Your task
Set down all of the data that follows word for word, without the images.

Supplied information
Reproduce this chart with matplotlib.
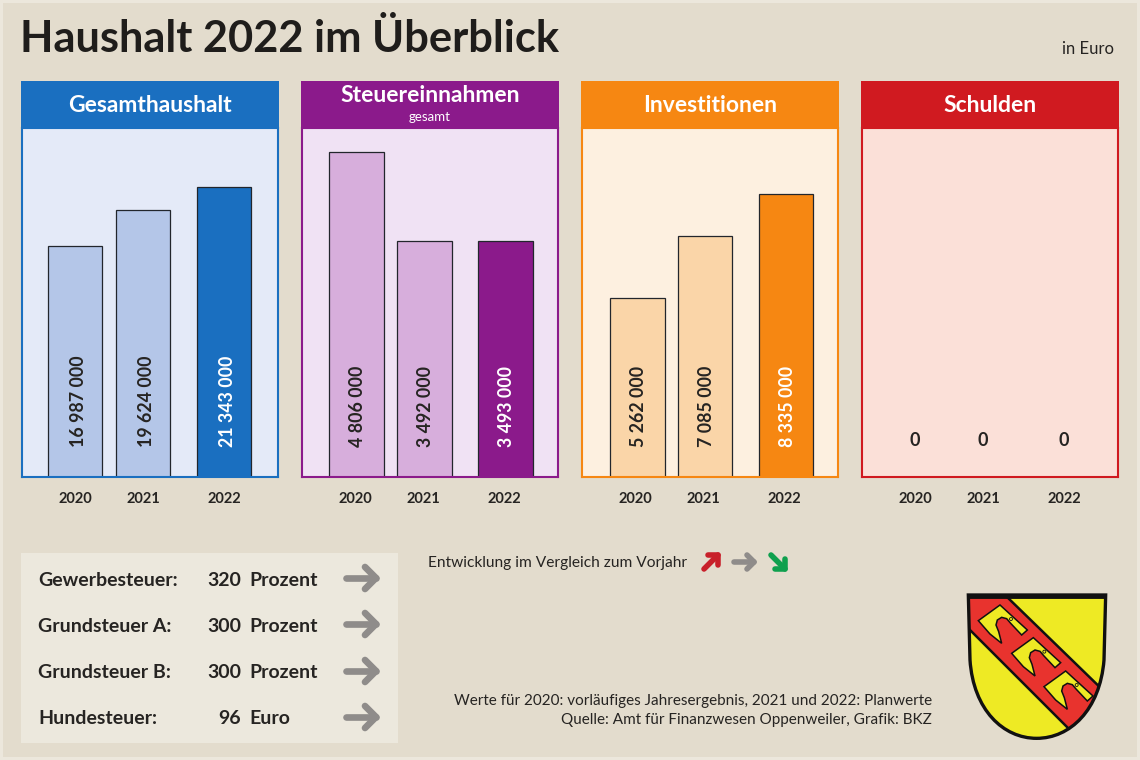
import matplotlib
matplotlib.use('Agg')
import matplotlib.pyplot as plt
from matplotlib.patches import Rectangle, PathPatch, Polygon, Circle
from matplotlib.path import Path

plt.rcParams['font.family'] = ['Lato', 'DejaVu Sans']

years = ['2020', '2021', '2022']
gesamthaushalt = [16987000, 19624000, 21343000]
steuereinnahmen = [4806000, 3492000, 3493000]
investitionen = [5262000, 7085000, 8335000]
schulden = [0, 0, 0]

panel_titles = ['Gesamthaushalt', 'Steuereinnahmen', 'Investitionen', 'Schulden']
tax_names = ['Gewerbesteuer:', 'Grundsteuer A:', 'Grundsteuer B:', 'Hundesteuer:']
tax_values = [320, 300, 300, 96]
tax_units = ['Prozent', 'Prozent', 'Prozent', 'Euro']

W, H = 1140, 760
BG = '#e3dccd'
RIM = '#ece7dc'
TXT = '#262422'
series = [gesamthaushalt, steuereinnahmen, investitionen, schulden]
lefts = [21, 301, 581, 861]
ymax = [25685000, 5161000, 10279000, 1]
main = ['#1a6fc0', '#8b1a8b', '#f68712', '#d01a20']
pale = ['#e4eaf8', '#f0e2f4', '#fdf0e0', '#fbe0d8']
soft = ['#b4c6e8', '#d7aedc', '#fad5a8', '#fad5a8']
xpos = [[54, 122, 203], [55.5, 123.5, 204.5], [56.5, 124, 205], [54.5, 122.5, 203.5]]
tick_pos = [54, 122, 203]
label_shift = [3.5, 1, 1.5, -1]

fig = plt.figure(figsize=(W / 100, H / 100), dpi=100, facecolor=RIM)

# overlay in pixel coordinates
bg = fig.add_axes([0, 0, 1, 1], zorder=0)
bg.set_xlim(0, W)
bg.set_ylim(H, 0)
bg.axis('off')
bg.add_patch(Rectangle((3, 3), W - 6, H - 6, facecolor=BG, edgecolor='none'))

bg.text(20, 38.5, 'Haushalt 2022 im Überblick', fontsize=31.2, fontweight='bold', color='#1f1d1b',
        va='center', ha='left')
bg.text(1114, 49, 'in Euro', fontsize=12, color=TXT, ha='right', va='center')

for i in range(4):
    left = lefts[i]
    ax = fig.add_axes([(left + 1) / W, 1 - 477 / H, 256 / W, 349 / H], zorder=1)
    ax.set_facecolor(pale[i])
    ax.set_xlim(1, 257)
    ax.set_ylim(0, ymax[i])
    colors = [soft[i], soft[i], main[i]]
    ax.bar(xpos[i], series[i], width=54.5, color=colors, edgecolor='#22262c', linewidth=0.9)
    for spine in ax.spines.values():
        spine.set_color(main[i])
        spine.set_linewidth(1.5)
    ax.set_yticks([])
    ax.set_xticks(tick_pos)
    ax.set_xticklabels(years, fontsize=10.5, fontweight='bold', color=TXT)
    ax.tick_params(axis='x', length=0, pad=11)
    for j, v in enumerate(series[i]):
        label = f'{v:,}'.replace(',', ' ')
        if v == 0:
            ax.text(xpos[i][j] + label_shift[i], 37 / 349 * ymax[i], label, fontsize=13, fontweight='bold',
                    color=TXT, ha='center', va='center')
        else:
            ax.text(xpos[i][j] + label_shift[i], 30 / 349 * ymax[i], label, rotation=90, fontsize=12.8,
                    fontweight='bold', color='white' if j == 2 else TXT, ha='center', va='bottom')
    # header strip
    bg.add_patch(Rectangle((left, 81), 258, 47, facecolor=main[i], edgecolor='none'))
    if i == 1:
        bg.text(left + 129, 95.5, panel_titles[i], fontsize=16.5, fontweight='bold', color='white',
                ha='center', va='center')
        bg.text(left + 129, 117, 'gesamt', fontsize=9.5, color='white', ha='center', va='center')
    else:
        bg.text(left + 129, 105, panel_titles[i], fontsize=16.5, fontweight='bold', color='white',
                ha='center', va='center')


def arrow(x0, y0, x1, y1, color, lw, head):
    # shaft and chevron with round ends
    dx, dy = x1 - x0, y1 - y0
    n = (dx ** 2 + dy ** 2) ** 0.5
    ux, uy = dx / n, dy / n
    bg.plot([x0, x1], [y0, y1], color=color, lw=lw, solid_capstyle='round', zorder=3)
    ax_, ay_ = x1 - head * ux - head * uy, y1 - head * uy + head * ux
    bx_, by_ = x1 - head * ux + head * uy, y1 - head * uy - head * ux
    bg.plot([ax_, x1, bx_], [ay_, y1, by_], color=color, lw=lw, solid_capstyle='round',
            solid_joinstyle='round', zorder=3)


# tax box
bg.add_patch(Rectangle((21, 553), 377, 190, facecolor='#ece8dd', edgecolor='none'))
row_y = [579, 625, 672, 718]
for k in range(4):
    bg.text(38, row_y[k] + 1, tax_names[k], fontsize=14, fontweight='bold', color=TXT, va='center')
    bg.text(241, row_y[k] + 1, str(tax_values[k]), fontsize=14, fontweight='bold', color=TXT, va='center', ha='right')
    bg.text(249, row_y[k] + 1, tax_units[k], fontsize=14, fontweight='bold', color=TXT, va='center')
    arrow(346, row_y[k] - 1, 376, row_y[k] - 1, '#8f8c8a', 4.8, 11)

# legend line
bg.text(428, 563, 'Entwicklung im Vergleich zum Vorjahr', fontsize=11.2, color=TXT, va='center')
arrow(704, 569, 718, 555, '#c8202a', 4, 7)
arrow(734, 562, 754, 562, '#8f8c8a', 4, 7)
arrow(771, 555, 785, 569, '#0fa04e', 4, 7)

# source
bg.text(932, 701, 'Werte für 2020: vorläufiges Jahresergebnis, 2021 und 2022: Planwerte',
        fontsize=11, color=TXT, ha='right', va='center')
bg.text(932, 720, 'Quelle: Amt für Finanzwesen Oppenweiler, Grafik: BKZ',
        fontsize=11, color=TXT, ha='right', va='center')


# coat of arms, coordinates measured from the crop (3x, origin 940,570)
def px(x, y):
    return 940 + x / 3, 570 + y / 3


verts = [px(85, 75), px(497, 75), px(492, 270), px(480, 420), px(390, 505), px(290, 505),
         px(190, 505), px(100, 420), px(90, 270), px(85, 75)]
codes = [Path.MOVETO, Path.LINETO, Path.LINETO, Path.CURVE4, Path.CURVE4, Path.CURVE4,
         Path.CURVE4, Path.CURVE4, Path.CURVE4, Path.CLOSEPOLY]
shield = PathPatch(Path(verts, codes), facecolor='#eeea24', edgecolor='none', zorder=2)
bg.add_patch(shield)
band = Polygon([px(80, 75), px(195, 75), px(510, 381), px(400, 490), px(80, 170)],
               facecolor='#e8332e', edgecolor='#111111', lw=1.8, zorder=3)
bg.add_patch(band)
band.set_clip_path(shield)
axe = [(115, 152), (180, 105), (262, 180), (245, 195), (212, 160), (200, 146), (185, 142), (172, 150),
       (168, 165), (176, 185), (185, 220), (150, 192)]
for off in [(0, 0), (100, 98), (197, 198)]:
    bg.add_patch(Polygon([px(x + off[0], y + off[1]) for x, y in axe], facecolor='#eeea24',
                         edgecolor='#111111', lw=1.1, zorder=4))
    bg.add_patch(Circle(px(213 + off[0], 147 + off[1]), 1.5, facecolor='#eeea24',
                        edgecolor='#111111', lw=0.6, zorder=5))
bg.add_patch(PathPatch(Path(verts, codes), facecolor='none', edgecolor='#111111', lw=2.4, zorder=6))
bg.plot([968, 1106], [596, 596], color='#111111', lw=3.5, zorder=6, solid_capstyle='butt')

fig.savefig('out.png', dpi=100, facecolor=RIM)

Answer to this problem
Reproduce this chart with matplotlib.
import matplotlib
matplotlib.use('Agg')
import matplotlib.pyplot as plt
from matplotlib.patches import Rectangle, PathPatch, Polygon, Circle
from matplotlib.path import Path

plt.rcParams['font.family'] = ['Lato', 'DejaVu Sans']

years = ['2020', '2021', '2022']
gesamthaushalt = [16987000, 19624000, 21343000]
steuereinnahmen = [4806000, 3492000, 3493000]
investitionen = [5262000, 7085000, 8335000]
schulden = [0, 0, 0]

panel_titles = ['Gesamthaushalt', 'Steuereinnahmen', 'Investitionen', 'Schulden']
tax_names = ['Gewerbesteuer:', 'Grundsteuer A:', 'Grundsteuer B:', 'Hundesteuer:']
tax_values = [320, 300, 300, 96]
tax_units = ['Prozent', 'Prozent', 'Prozent', 'Euro']

W, H = 1140, 760
BG = '#e3dccd'
RIM = '#ece7dc'
TXT = '#262422'
series = [gesamthaushalt, steuereinnahmen, investitionen, schulden]
lefts = [21, 301, 581, 861]
ymax = [25685000, 5161000, 10279000, 1]
main = ['#1a6fc0', '#8b1a8b', '#f68712', '#d01a20']
pale = ['#e4eaf8', '#f0e2f4', '#fdf0e0', '#fbe0d8']
soft = ['#b4c6e8', '#d7aedc', '#fad5a8', '#fad5a8']
xpos = [[54, 122, 203], [55.5, 123.5, 204.5], [56.5, 124, 205], [54.5, 122.5, 203.5]]
tick_pos = [54, 122, 203]
label_shift = [3.5, 1, 1.5, -1]

fig = plt.figure(figsize=(W / 100, H / 100), dpi=100, facecolor=RIM)

# overlay in pixel coordinates
bg = fig.add_axes([0, 0, 1, 1], zorder=0)
bg.set_xlim(0, W)
bg.set_ylim(H, 0)
bg.axis('off')
bg.add_patch(Rectangle((3, 3), W - 6, H - 6, facecolor=BG, edgecolor='none'))

bg.text(20, 38.5, 'Haushalt 2022 im Überblick', fontsize=31.2, fontweight='bold', color='#1f1d1b',
        va='center', ha='left')
bg.text(1114, 49, 'in Euro', fontsize=12, color=TXT, ha='right', va='center')

for i in range(4):
    left = lefts[i]
    ax = fig.add_axes([(left + 1) / W, 1 - 477 / H, 256 / W, 349 / H], zorder=1)
    ax.set_facecolor(pale[i])
    ax.set_xlim(1, 257)
    ax.set_ylim(0, ymax[i])
    colors = [soft[i], soft[i], main[i]]
    ax.bar(xpos[i], series[i], width=54.5, color=colors, edgecolor='#22262c', linewidth=0.9)
    for spine in ax.spines.values():
        spine.set_color(main[i])
        spine.set_linewidth(1.5)
    ax.set_yticks([])
    ax.set_xticks(tick_pos)
    ax.set_xticklabels(years, fontsize=10.5, fontweight='bold', color=TXT)
    ax.tick_params(axis='x', length=0, pad=11)
    for j, v in enumerate(series[i]):
        label = f'{v:,}'.replace(',', ' ')
        if v == 0:
            ax.text(xpos[i][j] + label_shift[i], 37 / 349 * ymax[i], label, fontsize=13, fontweight='bold',
                    color=TXT, ha='center', va='center')
        else:
            ax.text(xpos[i][j] + label_shift[i], 30 / 349 * ymax[i], label, rotation=90, fontsize=12.8,
                    fontweight='bold', color='white' if j == 2 else TXT, ha='center', va='bottom')
    # header strip
    bg.add_patch(Rectangle((left, 81), 258, 47, facecolor=main[i], edgecolor='none'))
    if i == 1:
        bg.text(left + 129, 95.5, panel_titles[i], fontsize=16.5, fontweight='bold', color='white',
                ha='center', va='center')
        bg.text(left + 129, 117, 'gesamt', fontsize=9.5, color='white', ha='center', va='center')
    else:
        bg.text(left + 129, 105, panel_titles[i], fontsize=16.5, fontweight='bold', color='white',
                ha='center', va='center')


def arrow(x0, y0, x1, y1, color, lw, head):
    # shaft and chevron with round ends
    dx, dy = x1 - x0, y1 - y0
    n = (dx ** 2 + dy ** 2) ** 0.5
    ux, uy = dx / n, dy / n
    bg.plot([x0, x1], [y0, y1], color=color, lw=lw, solid_capstyle='round', zorder=3)
    ax_, ay_ = x1 - head * ux - head * uy, y1 - head * uy + head * ux
    bx_, by_ = x1 - head * ux + head * uy, y1 - head * uy - head * ux
    bg.plot([ax_, x1, bx_], [ay_, y1, by_], color=color, lw=lw, solid_capstyle='round',
            solid_joinstyle='round', zorder=3)


# tax box
bg.add_patch(Rectangle((21, 553), 377, 190, facecolor='#ece8dd', edgecolor='none'))
row_y = [579, 625, 672, 718]
for k in range(4):
    bg.text(38, row_y[k] + 1, tax_names[k], fontsize=14, fontweight='bold', color=TXT, va='center')
    bg.text(241, row_y[k] + 1, str(tax_values[k]), fontsize=14, fontweight='bold', color=TXT, va='center', ha='right')
    bg.text(249, row_y[k] + 1, tax_units[k], fontsize=14, fontweight='bold', color=TXT, va='center')
    arrow(346, row_y[k] - 1, 376, row_y[k] - 1, '#8f8c8a', 4.8, 11)

# legend line
bg.text(428, 563, 'Entwicklung im Vergleich zum Vorjahr', fontsize=11.2, color=TXT, va='center')
arrow(704, 569, 718, 555, '#c8202a', 4, 7)
arrow(734, 562, 754, 562, '#8f8c8a', 4, 7)
arrow(771, 555, 785, 569, '#0fa04e', 4, 7)

# source
bg.text(932, 701, 'Werte für 2020: vorläufiges Jahresergebnis, 2021 und 2022: Planwerte',
        fontsize=11, color=TXT, ha='right', va='center')
bg.text(932, 720, 'Quelle: Amt für Finanzwesen Oppenweiler, Grafik: BKZ',
        fontsize=11, color=TXT, ha='right', va='center')


# coat of arms, coordinates measured from the crop (3x, origin 940,570)
def px(x, y):
    return 940 + x / 3, 570 + y / 3


verts = [px(85, 75), px(497, 75), px(492, 270), px(480, 420), px(390, 505), px(290, 505),
         px(190, 505), px(100, 420), px(90, 270), px(85, 75)]
codes = [Path.MOVETO, Path.LINETO, Path.LINETO, Path.CURVE4, Path.CURVE4, Path.CURVE4,
         Path.CURVE4, Path.CURVE4, Path.CURVE4, Path.CLOSEPOLY]
shield = PathPatch(Path(verts, codes), facecolor='#eeea24', edgecolor='none', zorder=2)
bg.add_patch(shield)
band = Polygon([px(80, 75), px(195, 75), px(510, 381), px(400, 490), px(80, 170)],
               facecolor='#e8332e', edgecolor='#111111', lw=1.8, zorder=3)
bg.add_patch(band)
band.set_clip_path(shield)
axe = [(115, 152), (180, 105), (262, 180), (245, 195), (212, 160), (200, 146), (185, 142), (172, 150),
       (168, 165), (176, 185), (185, 220), (150, 192)]
for off in [(0, 0), (100, 98), (197, 198)]:
    bg.add_patch(Polygon([px(x + off[0], y + off[1]) for x, y in axe], facecolor='#eeea24',
                         edgecolor='#111111', lw=1.1, zorder=4))
    bg.add_patch(Circle(px(213 + off[0], 147 + off[1]), 1.5, facecolor='#eeea24',
                        edgecolor='#111111', lw=0.6, zorder=5))
bg.add_patch(PathPatch(Path(verts, codes), facecolor='none', edgecolor='#111111', lw=2.4, zorder=6))
bg.plot([968, 1106], [596, 596], color='#111111', lw=3.5, zorder=6, solid_capstyle='butt')

fig.savefig('out.png', dpi=100, facecolor=RIM)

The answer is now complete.